7. Negative Keywords and Noise
Avoid filling your resume with generic buzzwords that add no value to the filter. Words like “passionate about challenges,” “hard worker,” or “dynamic” are considered “noise.” They are not searchable keywords. Focus on concrete nouns and technical competencies.
Table: Job Portal Optimization Checklist
| Element | Optimization Status | Objective |
| File Format | PDF (Selectable text) | Universal system compatibility |
| Keywords | Placed in Summary & Experience | Ranking in recruiter searches |
| Metrics | Use of %, $, and numbers | Proof of competence for AI |
| Layout | Single column, no tables | Avoid bot reading errors |
| Links | Active LinkedIn & Portfolio | Credibility and social proof |
8. The “Recently Updated” Timing Rule
Job portals tend to show candidates who have updated their profiles recently at the top of the list.

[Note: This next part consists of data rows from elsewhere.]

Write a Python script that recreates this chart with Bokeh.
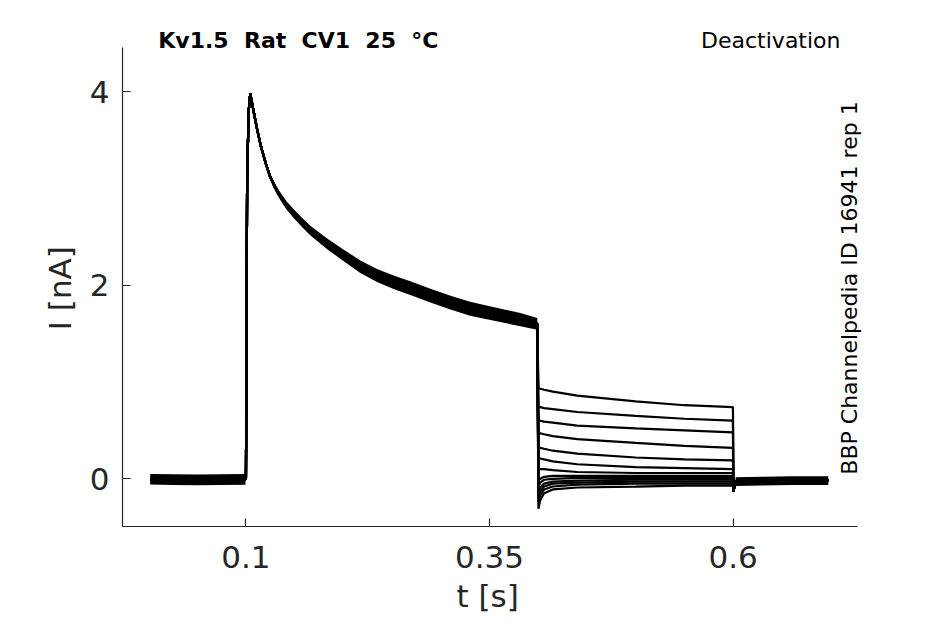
import math
from bokeh.plotting import figure
from bokeh.models import Label, Range1d, FixedTicker, LinearAxis
from bokeh.embed import file_html
from bokeh.resources import INLINE

# ---------------- data ----------------
# holding period before the step (noise band centre and half-width)
base_t = [0.0017, 0.025, 0.05, 0.075, 0.0995]
base_i = [-0.005, -0.008, -0.012, -0.008, -0.006]
base_spread = 0.055

# activating step (shared by all sweeps), centre of the bundle and half-width
act_t = [0.1000, 0.1006, 0.1012, 0.1028, 0.1044, 0.1080, 0.1113, 0.1150, 0.1200,
         0.1249, 0.1300, 0.1352, 0.1420, 0.1490, 0.1575, 0.1660, 0.1830, 0.2000,
         0.2174, 0.2345, 0.2515, 0.2687, 0.2900, 0.3100, 0.3300, 0.3560, 0.3816, 0.3990]
act_i = [0.00, 1.50, 3.10, 3.80, 3.98, 3.79, 3.62, 3.45, 3.27,
         3.12, 3.01, 2.92, 2.82, 2.74, 2.65, 2.565, 2.43, 2.31,
         2.19, 2.10, 2.03, 1.97, 1.89, 1.82, 1.756, 1.70, 1.644, 1.60]
act_spread = [0.0, 0.005, 0.01, 0.012, 0.015, 0.018, 0.02, 0.025, 0.03,
              0.035, 0.038, 0.04, 0.043, 0.045, 0.048, 0.05, 0.055, 0.06,
              0.065, 0.068, 0.07, 0.07, 0.072, 0.072, 0.072, 0.07, 0.068, 0.06]

# deactivating (tail) steps, one list per sweep
tail_t = [0.4002, 0.402, 0.406, 0.415, 0.44, 0.50, 0.55, 0.5998]
tails = [
    [0.93, 0.93, 0.92, 0.90, 0.86, 0.80, 0.76, 0.74],
    [0.74, 0.74, 0.73, 0.72, 0.69, 0.65, 0.62, 0.60],
    [0.60, 0.60, 0.59, 0.58, 0.55, 0.52, 0.50, 0.48],
    [0.47, 0.47, 0.46, 0.44, 0.41, 0.37, 0.34, 0.32],
    [0.32, 0.32, 0.31, 0.29, 0.26, 0.22, 0.20, 0.19],
    [0.22, 0.21, 0.20, 0.18, 0.15, 0.12, 0.11, 0.10],
    [0.11, 0.10, 0.10, 0.09, 0.07, 0.06, 0.06, 0.06],
    [-0.02, 0.00, 0.02, 0.03, 0.03, 0.03, 0.03, 0.03],
    [-0.08, -0.04, -0.01, 0.00, 0.01, 0.01, 0.01, 0.01],
    [-0.13, -0.09, -0.05, -0.03, -0.02, -0.01, -0.01, -0.01],
    [-0.18, -0.13, -0.08, -0.05, -0.04, -0.03, -0.03, -0.03],
    [-0.24, -0.17, -0.11, -0.08, -0.06, -0.05, -0.05, -0.05],
    [-0.31, -0.22, -0.15, -0.11, -0.09, -0.08, -0.07, -0.07],
]

# return to holding potential
spike_t = [0.6003]
spike_i = [-0.13]
post_t = [0.6025, 0.63, 0.66, 0.6977]
post_i = [-0.03, -0.025, -0.02, -0.018]
post_spread = 0.045

x_ticks = [0.1, 0.35, 0.6]
x_tick_labels = ["0.1", "0.35", "0.6"]
y_ticks = [0, 2, 4]
y_tick_labels = ["0", "2", "4"]
x_axis_bounds = (-0.0267, 0.7273)
y_axis_bounds = (-0.493, 4.456)
x_label, x_label_at = "t [s]", 0.348
y_label, y_label_at = "I [nA]", 1.97

title_left = "Kv1.5\u00a0\u00a0Rat\u00a0\u00a0CV1\u00a0\u00a025\u00a0\u00a0°C"
title_right = "Deactivation"
side_note = "BBP Channelpedia ID 16941 rep 1"

# ---------------- figure ----------------
FONT = "DejaVu Sans"
TXT = "#262626"
p = figure(frame_width=813, frame_height=526, output_backend="svg", toolbar_location=None,
           x_range=Range1d(-0.0267, 0.8077), y_range=Range1d(-0.493, 4.9415),
           min_border_left=122, min_border_right=0, min_border_top=0,
           min_border_bottom=10)
p.outline_line_color = None
p.grid.visible = False
p.background_fill_color = "white"
p.border_fill_color = "white"

# noise bands
p.varea(x=base_t, y1=[v - base_spread for v in base_i], y2=[v + base_spread for v in base_i],
        fill_color="black")
p.varea(x=act_t, y1=[v - s for v, s in zip(act_i, act_spread)],
        y2=[v + s for v, s in zip(act_i, act_spread)], fill_color="black")
p.varea(x=post_t, y1=[v - post_spread for v in post_i], y2=[v + post_spread for v in post_i],
        fill_color="black")

xs, ys = [], []
for tr in tails:
    xs.append(base_t + act_t + tail_t + spike_t + post_t)
    ys.append(base_i + act_i + tr + spike_i + post_i)
p.multi_line(xs=xs, ys=ys, line_color="black", line_width=2.2)

# main axes
for ax in (p.xaxis[0], p.yaxis[0]):
    ax.axis_line_color = TXT
    ax.axis_line_width = 1.2
    ax.major_tick_line_color = TXT
    ax.major_tick_line_width = 1.2
    ax.major_tick_in = 8
    ax.major_tick_out = 0
    ax.minor_tick_line_color = None
    ax.major_label_text_font = FONT
    ax.major_label_text_font_size = "31px"
    ax.major_label_text_color = TXT

p.xaxis.bounds = x_axis_bounds
p.yaxis.bounds = y_axis_bounds
p.xaxis.ticker = FixedTicker(ticks=x_ticks)
p.xaxis.major_label_overrides = dict(zip(x_ticks, x_tick_labels))
p.yaxis.ticker = FixedTicker(ticks=y_ticks)
p.yaxis.major_label_overrides = dict(zip(y_ticks, y_tick_labels))
p.xaxis.major_label_standoff = 19
p.yaxis.major_label_standoff = 13

# axis titles, centred on the drawn axis extent
def title_axis(at, text, **kw):
    return LinearAxis(ticker=FixedTicker(ticks=[at]), major_label_overrides={at: text},
                      axis_line_color=None, major_tick_line_color=None,
                      minor_tick_line_color=None, major_tick_in=0, major_tick_out=0,
                      major_label_text_font=FONT, major_label_text_font_size="31px",
                      major_label_text_color=TXT, **kw)

p.add_layout(title_axis(x_label_at, x_label, major_label_standoff=7), "below")
p.add_layout(title_axis(y_label_at, y_label, major_label_standoff=8,
                        major_label_orientation="vertical"), "left")

p.add_layout(Label(x=0.01, y=4.528, text=title_left, text_font=FONT, text_font_size="22px",
                   text_font_style="bold", text_color="black", text_align="left",
                   text_baseline="alphabetic"))
p.add_layout(Label(x=0.7102, y=4.528, text=title_right, text_font=FONT, text_font_size="22px",
                   text_color="black", text_align="right", text_baseline="alphabetic"))
p.add_layout(Label(x=0.7198, y=1.971, text=side_note, text_font=FONT, text_font_size="22px",
                   text_color="black", text_align="center", text_baseline="alphabetic",
                   angle=math.pi / 2))

open("out.html", "w").write(file_html(p, INLINE))
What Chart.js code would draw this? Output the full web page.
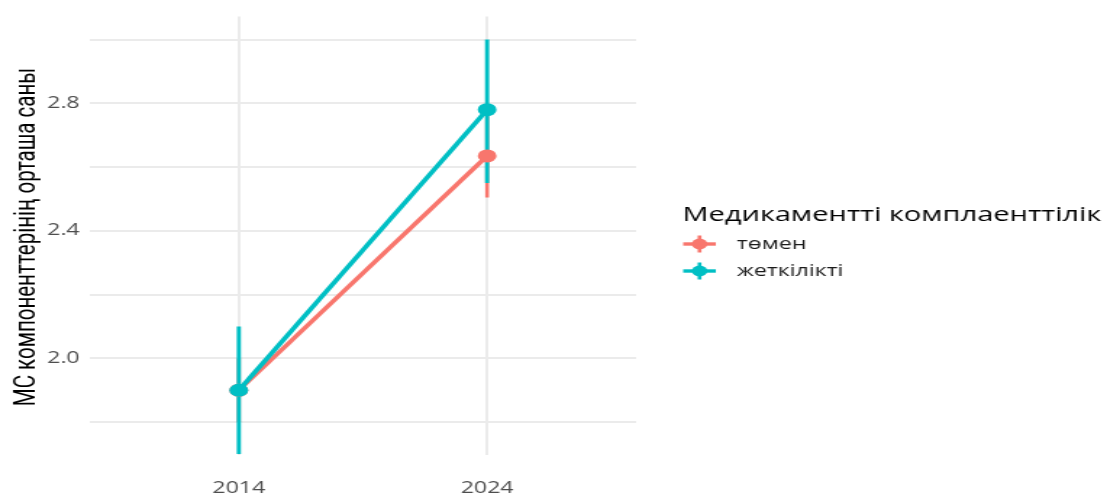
<!DOCTYPE html>
<html>
<head>
<meta charset="utf-8">
<script src="https://cdn.jsdelivr.net/npm/chart.js@4"></script>
<style>
  html, body { margin: 0; padding: 0; background: #ffffff; overflow: hidden; }
  /* the figure is laid out at 764px and widened to fill the 1107px page */
  #wrap { width: 764px; height: 495px; transform: scaleX(1.44895); transform-origin: 0 0; }
</style>
</head>
<body>
<div id="wrap"><canvas id="c" width="764" height="495"></canvas></div>
<script>
// Survey years on the x axis
const years = ['2014', '2024'];

// Mean number of MS components by compliance group, with interval bounds
const lowMean  = [1.90, 2.635];
const lowLower = [1.80, 2.505];
const lowUpper = [2.00, 2.765];

const highMean  = [1.90, 2.78];
const highLower = [1.70, 2.55];
const highUpper = [2.10, 3.00];

const groupNames = ['төмен', 'жеткілікті'];
const legendTitle = 'Медикаментті комплаенттілік';
const yTitle = 'МС компоненттерінің орташа саны';

const yTicks = [1.8, 2.0, 2.2, 2.4, 2.6, 2.8, 3.0];
const yLabelled = [2.0, 2.4, 2.8];

const RED = '#F8766D';
const TEAL = '#00BFC4';

function meanSeries(values) {
  return values.map((v, i) => ({ x: i + 1, y: v }));
}
function barSeries(lo, hi, i) {
  return [{ x: i + 1, y: lo[i] }, { x: i + 1, y: hi[i] }];
}

const datasets = [];
// interval bars drawn underneath the lines and points
[[lowLower, lowUpper, RED, 2.6], [highLower, highUpper, TEAL, 2.9]].forEach(([lo, hi, col, w], gi) => {
  years.forEach((_, i) => {
    datasets.push({
      data: barSeries(lo, hi, i),
      borderColor: col,
      borderWidth: w,
      borderCapStyle: 'butt',
      pointRadius: 0,
      showLine: true,
      order: 10 - gi
    });
  });
});
datasets.push({
  label: groupNames[0],
  data: meanSeries(lowMean),
  borderColor: RED,
  backgroundColor: RED,
  borderWidth: 3.6,
  pointRadius: 6.5,
  pointBorderWidth: 0,
  showLine: true,
  order: 2
});
datasets.push({
  label: groupNames[1],
  data: meanSeries(highMean),
  borderColor: TEAL,
  backgroundColor: TEAL,
  borderWidth: 3.6,
  pointRadius: 6.5,
  pointBorderWidth: 0,
  showLine: true,
  order: 1
});

// Legend and rotated axis title drawn beside the plot
const sidePlugin = {
  id: 'side',
  afterDraw(chart) {
    const ctx = chart.ctx;
    ctx.save();
    ctx.translate(18.5, 237);
    ctx.rotate(-Math.PI / 2);
    ctx.fillStyle = '#000000';
    ctx.font = '20.5px Roboto, sans-serif';
    ctx.textAlign = 'center';
    ctx.textBaseline = 'middle';
    ctx.fillText(yTitle, 0, 0);
    ctx.restore();

    ctx.save();
    ctx.fillStyle = '#000000';
    ctx.font = '20px "Open Sans", sans-serif';
    ctx.textBaseline = 'middle';
    ctx.textAlign = 'left';
    ctx.fillText(legendTitle, 471, 215);
    const rows = [[RED, 244], [TEAL, 271]];
    rows.forEach(([col, y], i) => {
      ctx.strokeStyle = col;
      ctx.fillStyle = col;
      ctx.lineWidth = 3.4;
      ctx.beginPath();
      ctx.moveTo(471.5, y); ctx.lineTo(494, y);
      ctx.stroke();
      ctx.lineWidth = 2.6;
      ctx.beginPath();
      ctx.moveTo(482.8, y - 8.5); ctx.lineTo(482.8, y + 8.5);
      ctx.stroke();
      ctx.beginPath();
      ctx.arc(482.8, y, 5.4, 0, Math.PI * 2);
      ctx.fill();
      ctx.fillStyle = '#1a1a1a';
      ctx.font = '16px "Open Sans", sans-serif';
      ctx.fillText(groupNames[i], 508.5, y);
    });
    ctx.restore();
  }
};

new Chart(document.getElementById('c'), {
  type: 'scatter',
  data: { datasets },
  plugins: [sidePlugin],
  options: {
    responsive: false,
    animation: false,
    layout: { padding: { left: 0, right: 325, top: 11, bottom: 0 } },
    plugins: { legend: { display: false }, tooltip: { enabled: false } },
    scales: {
      x: {
        type: 'linear',
        min: 0.4,
        max: 2.6,
        border: { display: false },
        grid: { color: '#ebebeb', lineWidth: 2, drawTicks: false },
        afterBuildTicks(scale) { scale.ticks = years.map((_, i) => ({ value: i + 1 })); },
        afterFit(scale) { scale.height = 40; },
        ticks: {
          padding: 24,
          color: '#4d4d4d',
          font: { family: '"Open Sans", sans-serif', size: 16 },
          callback: (v) => years[Math.round(v) - 1] ?? ''
        }
      },
      y: {
        min: 1.697,
        max: 3.072,
        border: { display: false },
        grid: { color: '#ebebeb', lineWidth: 2, drawTicks: false },
        afterBuildTicks(scale) { scale.ticks = yTicks.map(v => ({ value: v })); },
        afterFit(scale) { scale.width = 62; },
        ticks: {
          padding: 7,
          color: '#4d4d4d',
          font: { family: '"Open Sans", sans-serif', size: 16 },
          callback: (v) => yLabelled.some(t => Math.abs(t - v) < 1e-6) ? v.toFixed(1) : ''
        }
      }
    }
  }
});
</script>
</body>
</html>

The Golden Tip: Even if you don’t change anything major, log into the portal once a week, make a tiny adjustment (like changing a comma or a word), and click save. This “pings” the system that your profile is fresh and active, moving you back to the top of the search results for recruiters.
Conclusion: Making Technology Your Ally
Optimizing your CV for job portals is not about tricking the system; it is about speaking the language that the system understands. In a saturated market, technical clarity and data organization are what separate candidates called for interviews from those forgotten in the database.
By following this guide, you ensure that your talent is not wasted due to a technological reading error. Remember: your resume is your digital ambassador. Treat optimization with the seriousness your career deserves.